Ladybug Private Detectives, Living Ponds, and Robot Owls: The Owlstone Crown by X. J. Kennedy
The latest in my series of reviews of mostly forgotten SF/F from the 1970s and 1980s is a fairly obscure YA fantasy. X. J. Kennedy was the name used for his writing by Joseph Charles Kennedy. He was known as Joe Kennedy but started using the X. J. pseudonym to avoid confusion with Joseph Kennedy, the father of President John F. Kennedy. Kennedy was born in 1929, and is still alive, aged 95. This makes him a candidate for oldest living SF/F writer.
He was a prominent SF fan from the mid ’40s to early ’50s, publishing the fanzine Vampire, and co-founding an APA, the Spectator Amateur Press Association, that is (according to Wikipedia) still active. He also sold two stories to prozines in 1951 — “No More Pencils, No More Books” (not to be confused with the John Morressy story) to Science Fiction Quarterly and “Music From Down Under” to Other Worlds; both as by “Joquel Kennedy.”

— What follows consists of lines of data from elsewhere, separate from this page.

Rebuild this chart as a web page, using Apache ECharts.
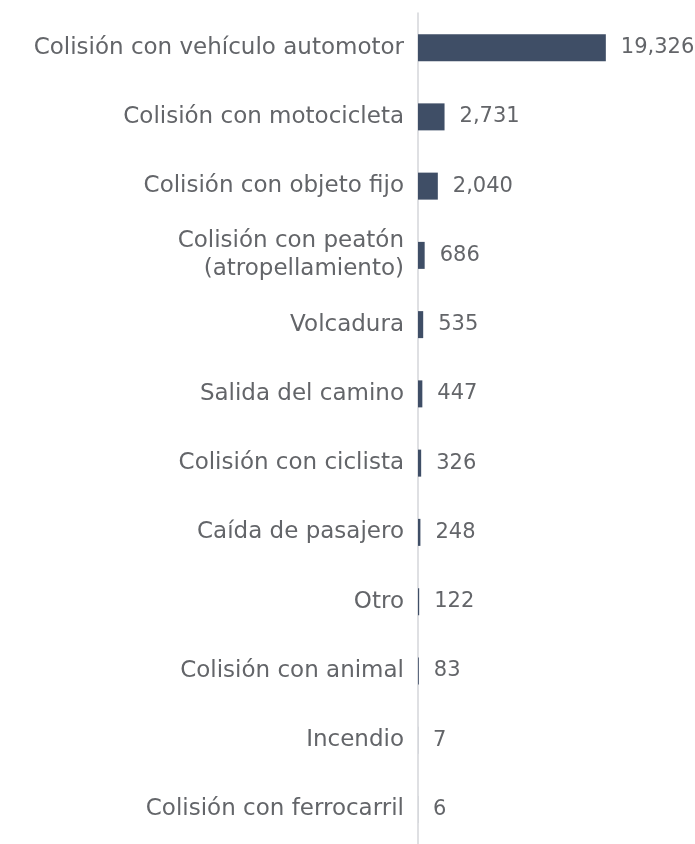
<!DOCTYPE html>
<html><head><meta charset="utf-8">
<script src="https://cdn.jsdelivr.net/npm/echarts@6/dist/echarts.min.js"></script>
<style>html,body{margin:0;padding:0;background:#fff}#c{width:695px;height:844px}</style>
</head><body><div id="c"></div>
<script>
const categories = [
  "Colisión con vehículo automotor",
  "Colisión con motocicleta",
  "Colisión con objeto fijo",
  "Colisión con peatón\n(atropellamiento)",
  "Volcadura",
  "Salida del camino",
  "Colisión con ciclista",
  "Caída de pasajero",
  "Otro",
  "Colisión con animal",
  "Incendio",
  "Colisión con ferrocarril"
];
const values = [19326, 2731, 2040, 686, 535, 447, 326, 248, 122, 83, 7, 6];

const chart = echarts.init(document.getElementById('c'));
chart.setOption({
  animation: false,
  grid: {left: 418, width: 277, top: 13, height: 836},
  xAxis: {type: 'value', min: 0, max: 28500, show: false},
  yAxis: {
    type: 'category', inverse: true, data: categories,
    axisLine: {show: true, lineStyle: {color: '#d4d6da', width: 1.5}},
    axisTick: {show: false},
    axisLabel: {margin: 14, color: '#636569', fontSize: 23, fontFamily: 'DejaVu Sans', lineHeight: 28, align: 'right'}
  },
  series: [{
    type: 'bar', data: values, barWidth: 27,
    itemStyle: {color: '#3f4e66'},
    label: {show: true, position: 'right', distance: 15, color: '#636569', fontSize: 21, fontFamily: 'DejaVu Sans',
      formatter: p => p.value.toLocaleString('en-US')}
  }]
});
</script></body></html>
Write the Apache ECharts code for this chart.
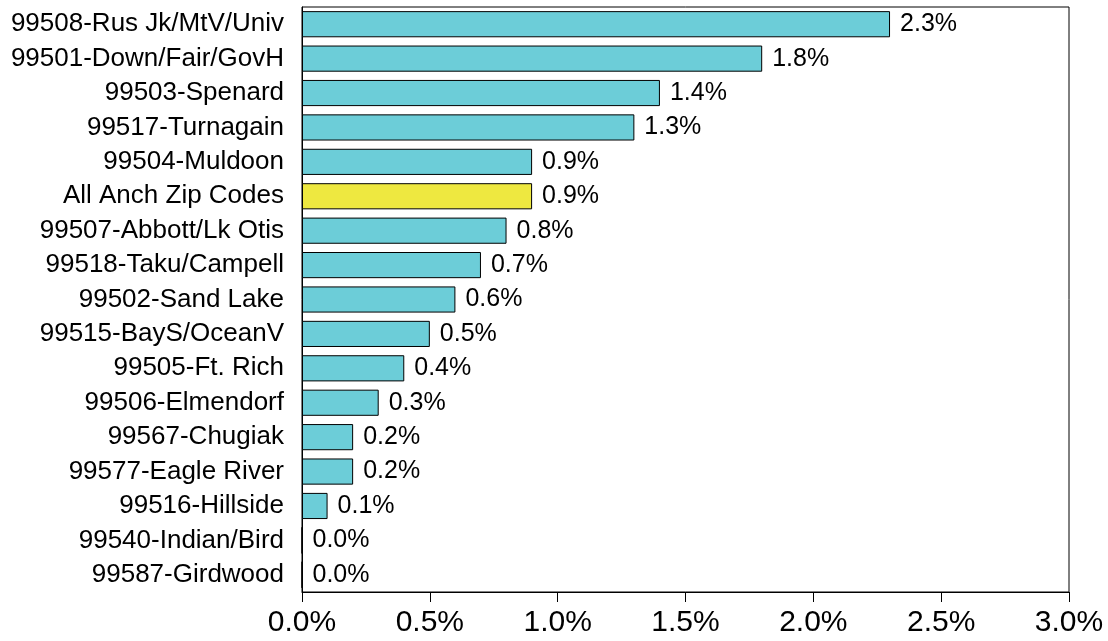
<!DOCTYPE html>
<html>
<head>
<meta charset="utf-8">
<script src="https://cdn.jsdelivr.net/npm/echarts@6/dist/echarts.min.js"></script>
<style>
html, body { margin: 0; padding: 0; background: #fff; }
#chart { width: 1108px; height: 641px; }
</style>
</head>
<body>
<div id="chart"></div>
<script>
var zipNames = ['99508-Rus Jk/MtV/Univ', '99501-Down/Fair/GovH', '99503-Spenard', '99517-Turnagain',
	'99504-Muldoon', 'All Anch Zip Codes', '99507-Abbott/Lk Otis', '99518-Taku/Campell',
	'99502-Sand Lake', '99515-BayS/OceanV', '99505-Ft. Rich', '99506-Elmendorf',
	'99567-Chugiak', '99577-Eagle River', '99516-Hillside', '99540-Indian/Bird', '99587-Girdwood'];
var pctValues = [2.3, 1.8, 1.4, 1.3, 0.9, 0.9, 0.8, 0.7, 0.6, 0.5, 0.4, 0.3, 0.2, 0.2, 0.1, 0.0, 0.0];
var highlightName = 'All Anch Zip Codes';

var font = 'Liberation Sans, Arial, sans-serif';

var chart = echarts.init(document.getElementById('chart'));

var barData = [];
for (var i = 0; i < pctValues.length; i++) {
	barData.push({
		value : pctValues[i],
		itemStyle : {
			color : zipNames[i] == highlightName ? '#eee840' : '#6ccdd8'
		}
	});
}

chart.setOption({
	animation : false,
	grid : {
		left : 302,
		right : 39,
		top : 7,
		bottom : 49,
		show : true,
		borderColor : '#000',
		borderWidth : 1
	},
	xAxis : {
		type : 'value',
		min : 0,
		max : 3,
		interval : 0.5,
		splitLine : { show : false },
		axisLine : { show : true, lineStyle : { color : '#000' } },
		axisTick : { show : true, length : 10, lineStyle : { color : '#000' } },
		axisLabel : {
			color : '#000',
			fontFamily : font,
			fontSize : 30,
			margin : 16,
			formatter : function(v) { return v.toFixed(1) + '%'; }
		}
	},
	yAxis : {
		type : 'category',
		inverse : true,
		data : zipNames,
		axisLine : { show : true, lineStyle : { color : '#000' } },
		axisTick : { show : false },
		axisLabel : {
			color : '#000',
			fontFamily : font,
			fontSize : 26,
			margin : 18
		}
	},
	series : [{
		type : 'bar',
		data : barData,
		barCategoryGap : '24%',
		itemStyle : { borderColor : '#000', borderWidth : 1 },
		label : {
			show : true,
			position : 'right',
			distance : 10,
			color : '#000',
			fontFamily : font,
			fontSize : 25,
			formatter : function(p) { return p.value.toFixed(1) + '%'; }
		}
	}]
});
</script>
</body>
</html>
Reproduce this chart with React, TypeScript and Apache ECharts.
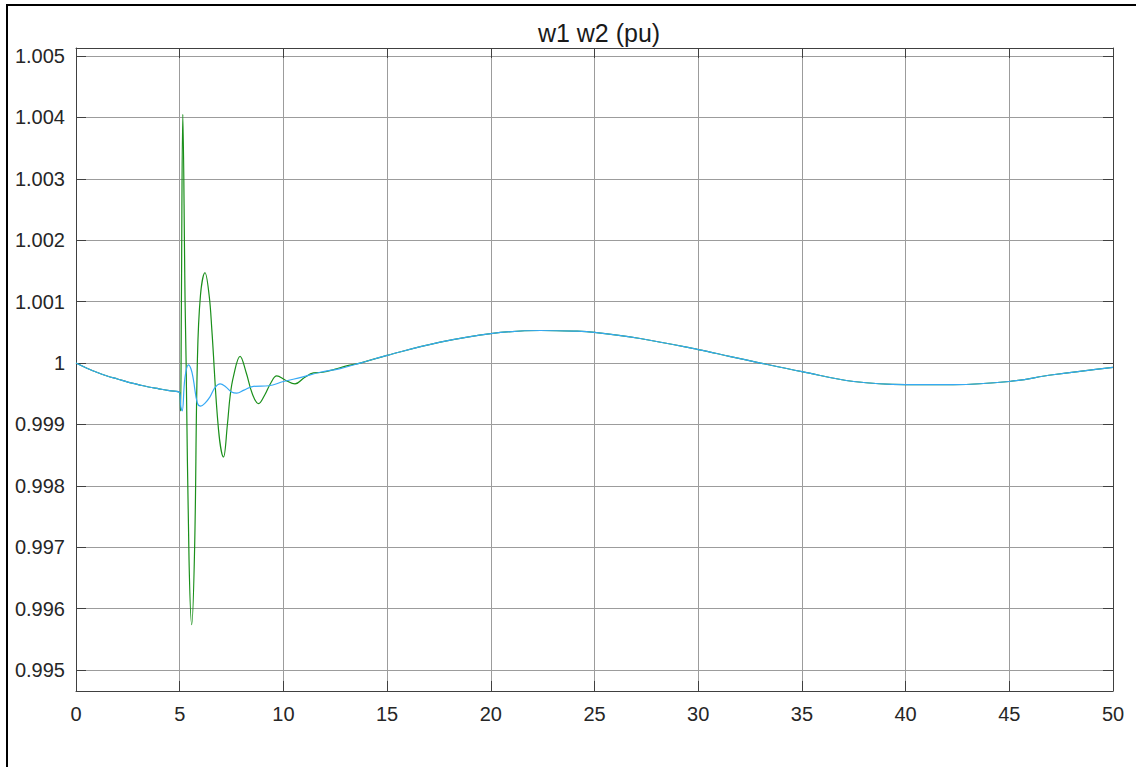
import React, { useEffect, useRef } from "react";
import * as echarts from "echarts";

// time (s) and speed (pu)
const tW1 = [0, 0.5, 1, 1.5, 2, 2.5, 3, 3.5, 4, 4.5, 5.0, 5.05, 5.12, 5.25, 5.42, 5.55, 5.66, 5.85, 6.01, 6.2, 6.46, 6.7, 6.95, 7.2, 7.5, 7.75, 8.1, 8.55, 9.3, 10, 10.9, 11.77, 12.74, 13.7, 15, 17.56, 20, 22.4, 24, 25, 27.2, 30, 31.5, 33, 35, 37.5, 40, 42.3, 45, 47.1, 50];
const w1 = [1.0, 0.99992, 0.99985, 0.99979, 0.99974, 0.99969, 0.99965, 0.99961, 0.99958, 0.99955, 0.99952, 0.9993, 0.99922, 0.99975, 0.99997, 0.9999, 0.99973, 0.99935, 0.9993, 0.99934, 0.99945, 0.9996, 0.99966, 0.99962, 0.99953, 0.99951, 0.99956, 0.99962, 0.99963, 0.9997, 0.99977, 0.99985, 0.99991, 1.0, 1.000125, 1.00034, 1.00048, 1.00053, 1.00052, 1.0005, 1.0004, 1.00022, 1.00011, 1.0, 0.99986, 0.9997, 0.99965, 0.99965, 0.9997, 0.99981, 0.99993];

const tW2 = [0, 0.5, 1, 1.5, 2, 2.5, 3, 3.5, 4, 4.5, 5.0, 5.04, 5.08, 5.15, 5.26, 5.31, 5.45, 5.58, 5.72, 5.85, 6.0, 6.22, 6.42, 6.55, 6.87, 7.11, 7.3, 7.43, 7.59, 7.91, 8.2, 8.5, 8.8, 9.1, 9.4, 9.68, 10.1, 10.56, 11.0, 11.45, 11.9, 12.5, 13.0, 13.7, 15, 17.56, 20, 22.4, 24, 25, 27.2, 30, 31.5, 33, 35, 37.5, 40, 42.3, 45, 47.1, 50];
const w2 = [1.0, 0.99992, 0.99985, 0.99979, 0.99974, 0.99969, 0.99965, 0.99961, 0.99958, 0.99955, 0.99952, 0.99922, 1.0009, 1.00405, 1.001, 1.0, 0.9968, 0.99574, 0.997, 1.0, 1.0011, 1.00147, 1.0011, 1.00054, 0.99892, 0.99847, 0.999, 0.99946, 0.99978, 1.00011, 0.99985, 0.9995, 0.99934, 0.99948, 0.99968, 0.99979, 0.99972, 0.99966, 0.99976, 0.99984, 0.99985, 0.9999, 0.99995, 1.0, 1.000125, 1.00034, 1.00048, 1.00053, 1.00052, 1.0005, 1.0004, 1.00022, 1.00011, 1.0, 0.99986, 0.9997, 0.99965, 0.99965, 0.9997, 0.99981, 0.99993];

const xTickValues = [0, 5, 10, 15, 20, 25, 30, 35, 40, 45, 50];
const yMin = 0.99466;
const yMax = 1.00513;
const titleText = "w1 w2 (pu)";

const FONT = "'Liberation Sans', Arial, Helvetica, sans-serif";
const BOX = "#404040";
const GRID = "#9c9c9c";

export default function App() {
  const ref = useRef<HTMLDivElement>(null);
  useEffect(() => {
    if (!ref.current) return;
    const chart = echarts.init(ref.current, undefined, { renderer: "svg" });
    const d1 = tW1.map((t, i) => [t, w1[i]]);
    const d2 = tW2.map((t, i) => [t, w2[i]]);
    const xCommon = {
      type: "value" as const,
      min: xTickValues[0],
      max: xTickValues[xTickValues.length - 1],
      interval: 5,
      axisLine: { show: true, onZero: false, lineStyle: { color: BOX, width: 1 } },
      axisTick: { show: true, inside: true, length: 10, lineStyle: { color: BOX, width: 1 } },
    };
    const yCommon = {
      type: "value" as const,
      min: yMin,
      max: yMax,
      splitNumber: 10,
      axisLine: { show: true, onZero: false, lineStyle: { color: BOX, width: 1 } },
      axisTick: { show: true, inside: true, length: 10, lineStyle: { color: BOX, width: 1 } },
    };
    chart.setOption({
      animation: false,
      backgroundColor: "#ffffff",
      title: {
        text: titleText,
        left: 594,
        top: 15,
        textAlign: "center",
        textStyle: { fontFamily: FONT, fontSize: 25, fontWeight: "normal", color: "#1a1a1a" },
      },
      grid: { left: 76, right: 23, top: 48, bottom: 76, containLabel: false },
      xAxis: [
        {
          ...xCommon,
          position: "bottom",
          axisLabel: { show: true, margin: 13, fontFamily: FONT, fontSize: 20, color: "#262626" },
          splitLine: { show: true, lineStyle: { color: GRID, width: 1 } },
        },
        {
          ...xCommon,
          position: "top",
          axisLabel: { show: false },
          splitLine: { show: false },
        },
      ],
      yAxis: [
        {
          ...yCommon,
          position: "left",
          axisLabel: {
            show: true,
            margin: 11,
            fontFamily: FONT,
            fontSize: 20,
            color: "#262626",
            showMinLabel: false,
            showMaxLabel: false,
          },
          splitLine: { show: true, lineStyle: { color: GRID, width: 1 } },
        },
        {
          ...yCommon,
          position: "right",
          axisLabel: { show: false },
          splitLine: { show: false },
        },
      ],
      series: [
        {
          name: "w2",
          type: "line",
          data: d2,
          showSymbol: false,
          smooth: 0.4,
          lineStyle: { color: "#1a8f1a", width: 1.2 },
          itemStyle: { color: "#1a8f1a" },
        },
        {
          name: "w1",
          type: "line",
          data: d1,
          showSymbol: false,
          smooth: 0.4,
          lineStyle: { color: "#36a9f5", width: 1.2 },
          itemStyle: { color: "#36a9f5" },
        },
      ],
      graphic: [
        { type: "rect", shape: { x: 6, y: 4, width: 1130, height: 2 }, style: { fill: "#000" }, silent: true },
        { type: "rect", shape: { x: 6, y: 4, width: 2, height: 763 }, style: { fill: "#000" }, silent: true },
      ],
    });
    return () => chart.dispose();
  }, []);
  return (
    <div
      ref={ref}
      style={{ position: "absolute", left: 0, top: 0, width: 1136, height: 767, background: "#fff" }}
    />
  );
}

By then he had received his B.A. from Seton Hall, and his M.A. from Columbia, and he went into the Navy as a journalist for four years. After his service, he studied at the Sorbonne and at Michigan, then went into academia as a professor at UNC Greensboro and at Tufts. The bulk of his writing from the early ’50s on was poetry — much of it light verse, and much of it for children — and college textbooks. He was also an editor, and with his wife Dorothy he founded a magazine devoted to New Formalist poetry, Counter/Measures. He wrote the occasional short story, and two YA fantasy novels, of which The Owlstone Crown, from 1983, was the first.